Not fancy, but straight up simple – buttery, with a tight crumb, this cake can be dressed up for a wedding or enjoyed plain with a cup of tea. Adapted from The Perfect Cake by Susan Purdy.
- 2 cups (8.5 ounces; 240 g) all-purpose flour
- 1 teaspoon baking powder
- 1/2 teaspoon salt (omit if using salted butter)
- 1 cup (2 sticks) butter, softened at room temperature
- 1 1/2 cups granulated sugar (10.5 ounces; 300 g)
- 2 large eggs, at room temperature
- 3/4 cup milk
- 1 teaspoon almond extract (or vanilla)
- Confectioners’ sugar (optional)
- Prepare cake pan (2 9″ layers, or a 9″ tube pan, or an 8″x8″x2″ square pan). Rub with butter, dust with flour, shake to distribute and tap out excess. Preheat oven to 350 degrees F.
- In a medium mixing bowl, stir together flour, baking powder and salt (omit salt if using salted butter).
- In a large mixing bowl, mix sugar and softened butter until light and creamy. Using an electric mixer will result in a somewhat lighter texture than mixing by hand.
- Add eggs, one at a time, mixing well after each. Stir in almond or vanilla extract.
- Alternately add dry ingredients and milk, starting and ending with flour. Scrape down sides of bowl as needed.
- Pour batter into prepared pan(s) and level the top. Bake in preheated oven until top is golden and a toothpick tested in the center of the cake comes out clean (about 30-35 minutes for layers or 50-60 minutes for a tube cake).
- Cool the cake on a wire rack for about 10 minutes, then loosen edges with a knife. Top with a plate, flip over pan and plate, and carefully lift the pan off the cake. Cool completely. Dust with confectioners’ sugar or frost.
- Orange variation: add zest from 1 1/2 oranges and replace milk with orange juice.

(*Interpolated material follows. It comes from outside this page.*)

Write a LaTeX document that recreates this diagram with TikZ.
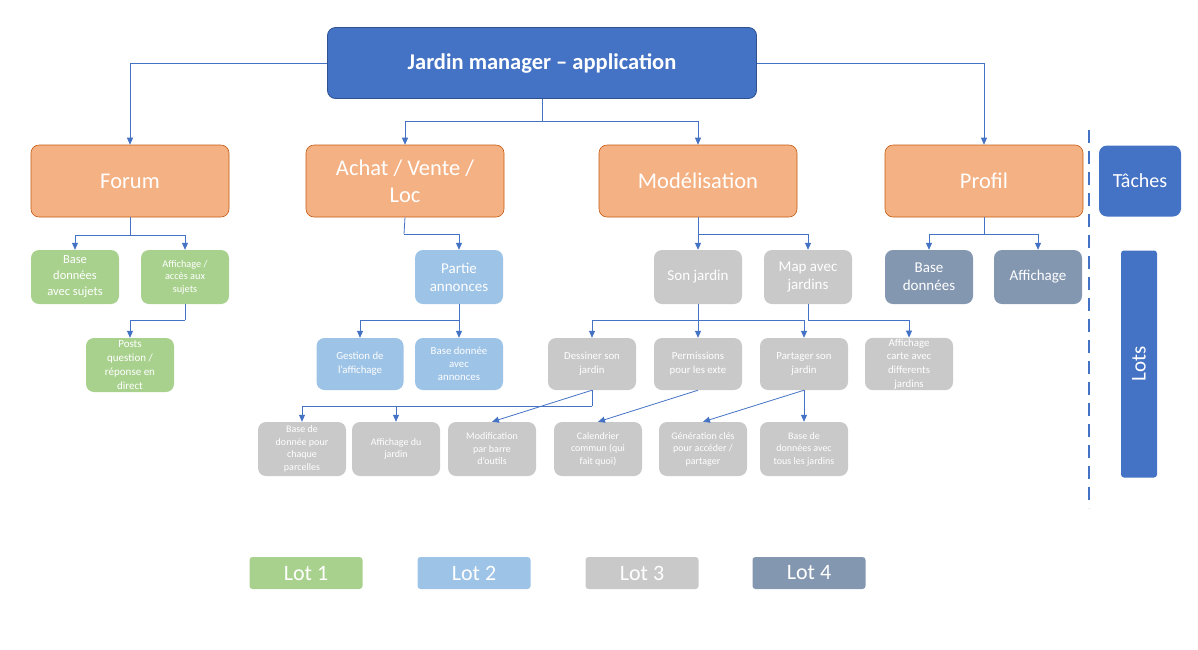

- Chocolate variation: replace 1/3 cup flour with unsweetened cocoa and add 1/4 teaspoon baking soda.
- Fresh strawberry puree: in a blender or food processor, blend one pint fresh strawberries with 2-4 tablespoons sugar and bit of lemon juice (optional). Add a splash of orange juice or water if you need liquid to get it going. Serve with cake.
Here’s the link to a printable version.
I had forgotten about your blog ! Someone linked to it on the Kitchen Forum of Garden Web. I am so glad I checked back here. I was born in Findlay OH in 1950 .
I loved reading about your cake in the above post. Have you ever made a Hot Milk Sponge Cake. It is an old recipe and I bet it is right up your alley for simple and tasty and your brother will love it !
1/2 c milk
1 c A-P flour ( sift if you like )
1 tsp baking powder
1/4 tsp salt
3 eggs ( large)
1 c sugar
1 tsp vanilla
Heat milk till it bubbles. Set aside. Preheat oven 350 degrees. Mix together flour/baking powder/salt and set aside. Beat eggs till thick and lemon colored. Can use a hand mixer, and you can’t over beat them. Gradually add sugar…takes about 5 minutes all together.
At low speed add flour mixture and mix till just blended. I do this by hand and fold them together lightly. Add warm milk and vanilla. Mix till just combined.
Double this recipe in order to fill a tube pan ( angel food with removable center) . It all works great. Do not grease pans !! Use 1- 9x9x2 or use 2- 8×11/2 ” rounds for the amount of batter above. Bake 25 to 30 minutes /35 – 40 minutes for tube pan. Cool 10 minutes in pans and then remove and cool on racks. Serve plain or with powdered sugar. Great as strawberry shortcake.
Notice it is easier than an angelfood cake and it is light and has no fat ! Hope you enjoy. c
hi caroline – thank you!! i am so glad you found me again. and i am really excited to try the hot milk sponge cake. thank you for sharing back!